### [Job]
Only the lines from the one containing "Output the Python" through the one containing "115.9, 116.1, 116.2]" belong in the answer; copy them exactly and leave out pictures.
** start Extracted information **
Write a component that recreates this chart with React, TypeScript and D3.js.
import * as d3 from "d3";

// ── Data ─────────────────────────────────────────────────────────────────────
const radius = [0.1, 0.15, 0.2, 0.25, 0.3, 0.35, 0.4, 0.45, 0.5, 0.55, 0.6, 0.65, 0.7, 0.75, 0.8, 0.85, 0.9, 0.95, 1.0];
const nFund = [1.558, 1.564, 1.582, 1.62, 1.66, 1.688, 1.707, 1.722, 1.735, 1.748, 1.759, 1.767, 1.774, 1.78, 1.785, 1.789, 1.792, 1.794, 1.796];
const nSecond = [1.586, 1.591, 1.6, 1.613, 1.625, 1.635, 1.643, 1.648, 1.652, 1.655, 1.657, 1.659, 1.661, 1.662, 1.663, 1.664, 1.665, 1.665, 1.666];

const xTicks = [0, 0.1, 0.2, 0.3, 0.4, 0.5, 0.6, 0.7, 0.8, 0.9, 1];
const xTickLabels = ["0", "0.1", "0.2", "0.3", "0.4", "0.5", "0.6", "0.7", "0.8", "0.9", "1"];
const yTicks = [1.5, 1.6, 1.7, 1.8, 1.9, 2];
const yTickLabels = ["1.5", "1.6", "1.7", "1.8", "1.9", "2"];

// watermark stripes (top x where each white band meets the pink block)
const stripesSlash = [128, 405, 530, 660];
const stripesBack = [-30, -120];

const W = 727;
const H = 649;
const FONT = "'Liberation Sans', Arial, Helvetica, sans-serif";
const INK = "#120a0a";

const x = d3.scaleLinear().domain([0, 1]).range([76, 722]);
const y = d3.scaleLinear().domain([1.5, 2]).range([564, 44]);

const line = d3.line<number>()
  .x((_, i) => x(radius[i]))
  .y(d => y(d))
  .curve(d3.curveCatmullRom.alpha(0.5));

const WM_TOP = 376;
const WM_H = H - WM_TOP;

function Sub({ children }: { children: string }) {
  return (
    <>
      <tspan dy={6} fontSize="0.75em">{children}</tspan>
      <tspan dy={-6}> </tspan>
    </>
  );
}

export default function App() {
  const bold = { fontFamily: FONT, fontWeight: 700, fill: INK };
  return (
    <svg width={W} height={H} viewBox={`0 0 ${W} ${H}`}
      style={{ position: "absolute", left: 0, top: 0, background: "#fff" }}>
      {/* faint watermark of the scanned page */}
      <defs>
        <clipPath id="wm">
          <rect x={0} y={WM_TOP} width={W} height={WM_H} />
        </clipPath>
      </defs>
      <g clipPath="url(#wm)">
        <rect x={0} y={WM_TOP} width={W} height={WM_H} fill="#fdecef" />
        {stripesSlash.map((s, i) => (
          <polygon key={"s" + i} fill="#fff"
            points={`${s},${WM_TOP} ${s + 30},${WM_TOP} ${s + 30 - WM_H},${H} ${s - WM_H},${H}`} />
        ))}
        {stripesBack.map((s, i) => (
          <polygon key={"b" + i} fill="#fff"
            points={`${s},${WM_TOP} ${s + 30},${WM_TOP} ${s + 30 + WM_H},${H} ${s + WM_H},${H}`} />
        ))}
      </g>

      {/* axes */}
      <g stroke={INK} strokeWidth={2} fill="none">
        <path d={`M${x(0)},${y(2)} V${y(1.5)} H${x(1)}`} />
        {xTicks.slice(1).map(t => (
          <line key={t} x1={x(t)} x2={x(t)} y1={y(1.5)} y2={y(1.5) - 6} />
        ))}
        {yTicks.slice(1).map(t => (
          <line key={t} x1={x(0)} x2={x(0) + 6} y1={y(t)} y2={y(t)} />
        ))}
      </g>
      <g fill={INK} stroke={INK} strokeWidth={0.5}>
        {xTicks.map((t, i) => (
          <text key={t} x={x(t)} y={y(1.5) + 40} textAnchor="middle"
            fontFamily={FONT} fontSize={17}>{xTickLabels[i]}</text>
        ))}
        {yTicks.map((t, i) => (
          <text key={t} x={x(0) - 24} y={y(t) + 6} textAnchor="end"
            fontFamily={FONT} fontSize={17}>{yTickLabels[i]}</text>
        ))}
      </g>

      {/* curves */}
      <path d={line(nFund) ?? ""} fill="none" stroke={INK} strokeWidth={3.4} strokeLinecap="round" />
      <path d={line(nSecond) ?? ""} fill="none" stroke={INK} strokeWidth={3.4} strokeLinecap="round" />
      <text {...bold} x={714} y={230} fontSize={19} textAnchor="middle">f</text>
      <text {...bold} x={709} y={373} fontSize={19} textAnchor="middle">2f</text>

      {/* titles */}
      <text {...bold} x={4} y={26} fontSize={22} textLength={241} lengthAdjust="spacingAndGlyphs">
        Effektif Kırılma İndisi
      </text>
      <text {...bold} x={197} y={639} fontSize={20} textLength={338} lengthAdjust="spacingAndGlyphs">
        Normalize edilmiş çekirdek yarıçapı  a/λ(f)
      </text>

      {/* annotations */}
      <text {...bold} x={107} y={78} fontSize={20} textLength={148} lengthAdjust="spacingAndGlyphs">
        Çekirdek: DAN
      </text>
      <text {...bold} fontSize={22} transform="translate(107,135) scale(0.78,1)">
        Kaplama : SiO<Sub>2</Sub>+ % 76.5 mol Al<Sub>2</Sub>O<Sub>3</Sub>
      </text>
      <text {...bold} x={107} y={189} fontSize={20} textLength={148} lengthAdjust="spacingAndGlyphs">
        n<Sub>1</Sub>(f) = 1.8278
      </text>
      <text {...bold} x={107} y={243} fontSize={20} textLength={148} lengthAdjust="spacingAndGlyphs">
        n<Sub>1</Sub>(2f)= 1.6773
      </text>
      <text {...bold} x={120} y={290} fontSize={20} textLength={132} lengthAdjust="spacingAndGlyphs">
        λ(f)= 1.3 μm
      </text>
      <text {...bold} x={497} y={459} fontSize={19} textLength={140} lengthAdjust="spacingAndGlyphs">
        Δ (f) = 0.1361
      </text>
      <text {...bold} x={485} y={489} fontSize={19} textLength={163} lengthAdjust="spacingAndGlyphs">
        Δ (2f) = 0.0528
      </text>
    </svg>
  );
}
** end Extracted information **
** start Extracted information **
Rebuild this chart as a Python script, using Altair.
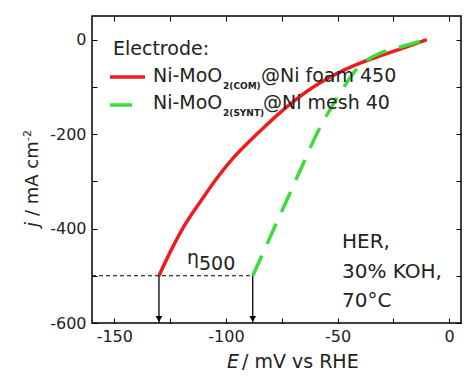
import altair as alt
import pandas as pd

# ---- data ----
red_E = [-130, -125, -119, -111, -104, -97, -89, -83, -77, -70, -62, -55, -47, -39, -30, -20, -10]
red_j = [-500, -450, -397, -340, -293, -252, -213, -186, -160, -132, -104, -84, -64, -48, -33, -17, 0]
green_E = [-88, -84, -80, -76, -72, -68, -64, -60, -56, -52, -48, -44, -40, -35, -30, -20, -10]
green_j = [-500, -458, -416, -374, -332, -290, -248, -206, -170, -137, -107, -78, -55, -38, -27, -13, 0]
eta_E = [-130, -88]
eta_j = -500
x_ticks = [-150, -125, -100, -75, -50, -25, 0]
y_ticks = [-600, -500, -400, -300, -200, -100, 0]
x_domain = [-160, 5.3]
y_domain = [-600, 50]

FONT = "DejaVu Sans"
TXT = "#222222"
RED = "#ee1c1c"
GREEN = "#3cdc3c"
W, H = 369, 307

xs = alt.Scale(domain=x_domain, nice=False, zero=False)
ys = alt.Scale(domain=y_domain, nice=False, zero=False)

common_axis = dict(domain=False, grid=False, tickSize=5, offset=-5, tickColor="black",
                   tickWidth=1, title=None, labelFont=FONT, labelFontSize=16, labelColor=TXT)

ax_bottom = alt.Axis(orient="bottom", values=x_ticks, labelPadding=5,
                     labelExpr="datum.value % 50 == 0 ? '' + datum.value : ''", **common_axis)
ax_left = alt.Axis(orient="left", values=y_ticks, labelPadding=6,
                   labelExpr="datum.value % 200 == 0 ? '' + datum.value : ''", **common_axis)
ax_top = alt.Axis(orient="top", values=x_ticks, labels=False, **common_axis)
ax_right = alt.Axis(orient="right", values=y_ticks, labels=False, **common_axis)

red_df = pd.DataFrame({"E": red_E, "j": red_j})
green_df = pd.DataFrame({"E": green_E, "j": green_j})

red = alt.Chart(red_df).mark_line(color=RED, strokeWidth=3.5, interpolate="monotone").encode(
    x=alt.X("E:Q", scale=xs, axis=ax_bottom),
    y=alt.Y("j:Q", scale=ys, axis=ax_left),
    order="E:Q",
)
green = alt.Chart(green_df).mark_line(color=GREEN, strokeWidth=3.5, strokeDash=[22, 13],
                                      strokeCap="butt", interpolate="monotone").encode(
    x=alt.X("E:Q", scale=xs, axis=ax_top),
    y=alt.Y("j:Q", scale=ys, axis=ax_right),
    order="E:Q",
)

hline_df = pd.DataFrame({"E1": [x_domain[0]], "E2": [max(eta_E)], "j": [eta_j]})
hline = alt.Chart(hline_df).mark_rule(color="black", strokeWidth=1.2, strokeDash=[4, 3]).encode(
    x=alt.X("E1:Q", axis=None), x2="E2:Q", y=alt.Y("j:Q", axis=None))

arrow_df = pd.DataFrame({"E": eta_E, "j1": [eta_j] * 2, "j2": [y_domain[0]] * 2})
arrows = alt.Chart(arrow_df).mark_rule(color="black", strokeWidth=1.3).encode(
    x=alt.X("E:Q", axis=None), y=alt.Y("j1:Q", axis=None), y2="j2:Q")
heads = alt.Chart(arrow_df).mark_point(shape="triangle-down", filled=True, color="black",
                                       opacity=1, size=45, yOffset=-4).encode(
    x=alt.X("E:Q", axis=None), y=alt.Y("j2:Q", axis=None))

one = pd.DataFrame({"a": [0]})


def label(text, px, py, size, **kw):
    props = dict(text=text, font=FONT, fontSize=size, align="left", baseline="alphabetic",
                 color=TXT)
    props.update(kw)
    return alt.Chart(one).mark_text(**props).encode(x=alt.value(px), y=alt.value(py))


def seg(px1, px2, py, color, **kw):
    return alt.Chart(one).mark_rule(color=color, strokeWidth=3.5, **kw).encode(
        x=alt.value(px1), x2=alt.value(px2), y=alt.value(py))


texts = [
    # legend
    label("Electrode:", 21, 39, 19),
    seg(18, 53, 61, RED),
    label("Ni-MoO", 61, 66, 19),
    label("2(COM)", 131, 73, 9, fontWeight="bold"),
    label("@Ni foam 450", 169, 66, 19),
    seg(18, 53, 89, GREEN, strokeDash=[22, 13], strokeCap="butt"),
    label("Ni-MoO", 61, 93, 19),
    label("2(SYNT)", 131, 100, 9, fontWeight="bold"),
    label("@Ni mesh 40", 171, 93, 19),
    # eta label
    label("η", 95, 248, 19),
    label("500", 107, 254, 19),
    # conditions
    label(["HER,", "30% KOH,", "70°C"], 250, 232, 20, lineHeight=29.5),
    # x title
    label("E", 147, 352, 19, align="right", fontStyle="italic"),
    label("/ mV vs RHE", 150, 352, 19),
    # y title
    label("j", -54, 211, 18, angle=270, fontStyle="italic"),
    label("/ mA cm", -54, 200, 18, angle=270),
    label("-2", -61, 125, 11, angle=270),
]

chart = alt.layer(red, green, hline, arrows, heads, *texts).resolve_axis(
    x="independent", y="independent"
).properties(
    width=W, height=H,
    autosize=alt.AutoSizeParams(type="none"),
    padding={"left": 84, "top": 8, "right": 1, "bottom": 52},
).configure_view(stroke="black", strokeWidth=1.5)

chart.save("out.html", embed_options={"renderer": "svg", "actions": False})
** end Extracted information **
** start Extracted information **
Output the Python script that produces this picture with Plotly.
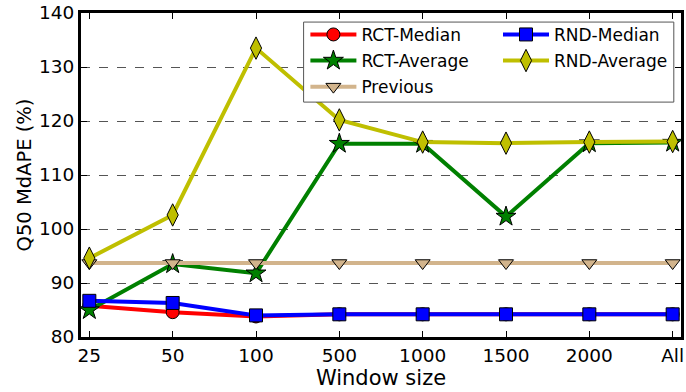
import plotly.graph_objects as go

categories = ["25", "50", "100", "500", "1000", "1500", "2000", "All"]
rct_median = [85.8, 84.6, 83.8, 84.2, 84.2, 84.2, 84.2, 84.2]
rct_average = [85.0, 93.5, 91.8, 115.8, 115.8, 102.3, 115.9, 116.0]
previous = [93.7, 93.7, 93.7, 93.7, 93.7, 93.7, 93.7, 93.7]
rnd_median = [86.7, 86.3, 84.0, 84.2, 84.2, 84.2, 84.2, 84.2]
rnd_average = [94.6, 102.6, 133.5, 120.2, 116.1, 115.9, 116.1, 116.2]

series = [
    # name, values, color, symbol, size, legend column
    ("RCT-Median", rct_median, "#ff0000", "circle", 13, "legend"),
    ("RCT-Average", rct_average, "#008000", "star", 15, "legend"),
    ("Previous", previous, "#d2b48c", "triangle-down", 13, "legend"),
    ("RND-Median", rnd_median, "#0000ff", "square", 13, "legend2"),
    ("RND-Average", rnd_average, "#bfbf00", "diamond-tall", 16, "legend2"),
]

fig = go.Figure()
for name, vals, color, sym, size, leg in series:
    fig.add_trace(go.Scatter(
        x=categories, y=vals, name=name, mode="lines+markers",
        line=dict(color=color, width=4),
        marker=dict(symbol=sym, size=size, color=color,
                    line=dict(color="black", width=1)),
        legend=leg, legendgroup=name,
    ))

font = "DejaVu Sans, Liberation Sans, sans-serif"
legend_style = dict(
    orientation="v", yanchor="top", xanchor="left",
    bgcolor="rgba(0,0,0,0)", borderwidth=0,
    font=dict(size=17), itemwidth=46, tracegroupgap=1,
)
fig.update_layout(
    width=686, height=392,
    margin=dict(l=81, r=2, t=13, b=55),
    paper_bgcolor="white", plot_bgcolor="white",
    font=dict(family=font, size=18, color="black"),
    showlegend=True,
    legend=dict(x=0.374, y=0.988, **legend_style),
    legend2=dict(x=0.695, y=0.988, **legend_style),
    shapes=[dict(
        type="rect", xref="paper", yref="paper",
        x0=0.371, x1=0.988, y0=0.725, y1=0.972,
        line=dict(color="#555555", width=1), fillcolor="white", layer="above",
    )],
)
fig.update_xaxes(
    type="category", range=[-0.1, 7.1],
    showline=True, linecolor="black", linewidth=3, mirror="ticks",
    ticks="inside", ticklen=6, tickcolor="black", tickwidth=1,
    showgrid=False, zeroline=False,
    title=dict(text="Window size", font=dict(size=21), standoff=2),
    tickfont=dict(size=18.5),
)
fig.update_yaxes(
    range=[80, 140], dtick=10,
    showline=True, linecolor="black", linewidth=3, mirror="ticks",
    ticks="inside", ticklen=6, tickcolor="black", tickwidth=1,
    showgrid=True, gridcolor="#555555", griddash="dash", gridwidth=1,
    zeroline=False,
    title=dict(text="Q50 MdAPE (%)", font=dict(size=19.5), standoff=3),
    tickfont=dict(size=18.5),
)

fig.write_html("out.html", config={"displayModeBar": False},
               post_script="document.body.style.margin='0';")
** end Extracted information **
### [Worked solution]
Output the Python script that produces this picture with Plotly.
import plotly.graph_objects as go

categories = ["25", "50", "100", "500", "1000", "1500", "2000", "All"]
rct_median = [85.8, 84.6, 83.8, 84.2, 84.2, 84.2, 84.2, 84.2]
rct_average = [85.0, 93.5, 91.8, 115.8, 115.8, 102.3, 115.9, 116.0]
previous = [93.7, 93.7, 93.7, 93.7, 93.7, 93.7, 93.7, 93.7]
rnd_median = [86.7, 86.3, 84.0, 84.2, 84.2, 84.2, 84.2, 84.2]
rnd_average = [94.6, 102.6, 133.5, 120.2, 116.1, 115.9, 116.1, 116.2]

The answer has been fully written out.